There’s a new little quiz on Facebook, “What kind of mother are you?” I haven’t taken it yet. I know what kind of a mother I am.

- I’m the kind of mother who flips through Facebook while my kids are screaming for macaroni and cheese.

- I’m the kind of mother who can’t sleep all night because the upstairs air conditioner broke and it’s 89 degrees up there where the kids are sleeping, and it’s 79 degrees down here where I’m sleeping, and I can’t decide if I should wake them up and bring them down here to sleep on the floor or leave them to their sweaty but peaceful slumber.

- I’m the kind of mother who will spend $2.50 on a school notebook with a Corvette on the cover when a 90 cent plain black notebook would work just as well.

- I’m the kind of mother who sometimes slips out of the house early in the morning without kissing everyone goodbye, but they think I kiss them everyday in their sleep, anyway.

Endless Summer

Wishing that the summer would never end.
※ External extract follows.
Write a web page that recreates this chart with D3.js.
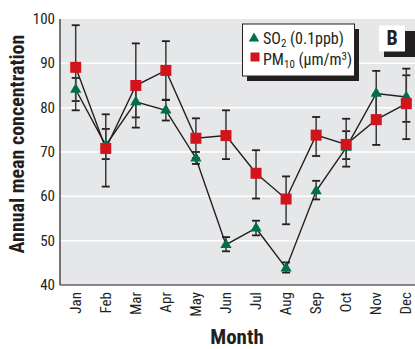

It stays light out ’til 8:30 and we go down to the river after supper to look for spider holes and crazy ants. The kids take a break from shooting space aliens in cyberspace and revert to cave children happily throwing dirt clods into the murky water. Bob stops talking geek and I shake off the downtown commuter blues.

In less than a month we will trade this for nights full of mandatory reading and math problems. We will fight about getting homework done before bath time. We will fight over TV and bedtime. We will cram gymnastics and flag football in between spasms of work. We will fight.

Savoring these last few days of long sunlight and lazy evenings. Pretending to be prepared for the onslaught of fall. But this time, I’m not ready for the change of seasons. I don’t yet want to be.

Summer Vacation

A snapshot from our family vacation to Ohio: We are walking through my husband’s childhood neighborhood. Each of us is searching for something different. A camera strung on my neck, I am looking for the house of my dreams, which I spied just down the hill. A new place to fantasize about, perched on a lake with its own private beach. A Southern Living spread come to life far north of the Mason-Dixon, and I aim to shoot it.

Girl is hunting Indian bubble gum. Bob turns her onto it, pulling down a thin twisted twig from a wild grape vine. He calls it Indian gum because legend has it that the Indians used to chew it. It tastes bitter and nothing like gum, let alone bubble gum, but Girl is hungry and baby bear that she is, she roots it out everywhere along the road.

Boy is looking alternatively for snakes, frogs, groundhogs and crab apples that can be smashed on the pavement, because he learns from Bob that that’s what you do with crab apples.

Bob is searching for Snakesville — the grassy hill where he and his pack of wild boys used to catch garter snakes. It’s all overgrown now, unrecognizable to him. It’s hard for him to get his bearings — there’s no trace of it. He squints into the thicket, scouting for the paths they used to take as shortcuts home. These too are grown and gone, just like the children who made them. On the long way back I realize I am the only one on this walk not seeing things with the eyes of a child.

Oh What a Feeling!

We’re arguing about who will drive the Camry. I want to, not because I really want to, I don’t like that car. It’s gutless and boring — it looks like a member of some nameless corporate fleet. But I want to drive it because I don’t want to worry about other people being inside the car if the accelerator sticks. At least I drive alone most of the time.

Not that I would know what to do if an accelerator stuck. I wouldn’t even realize the point at which, yes, I should go ahead and panic, because even before that point, my brain would be so preoccupied with worrying about the possibility of the accelerator sticking that it would take a while for it to shift gears into a full blown panic. Is it sticking? No, it’s okay. No, no, that feels like it’s sticking, am I slowing down? Ah, okay, the brake’s working, but better be safe and stay under 50 miles an hour just in case. Oh shit! It’s sticking! No, that’s just my foot. Just like that all the way to work.

The whole reason we bought a Camry — the whole reason anybody buys a Camry — is for safety and reliability. I wish I could trade it in right now, today. Drive it to a Ford dealer and exchange it for an F-150. The kind that tows boulders in the commercial during the football playoffs. That one there. The one that promises invincibility. I’ll take some of that, thank you very much.

Toyota, you’re going to have to do a lot to win back the hearts and minds of American moms. We hate being more scared and worried than we already are, especially when it comes to the safety of our families. You just mashed the hottest hot button we have. In fact, I would say that button is permanently stuck.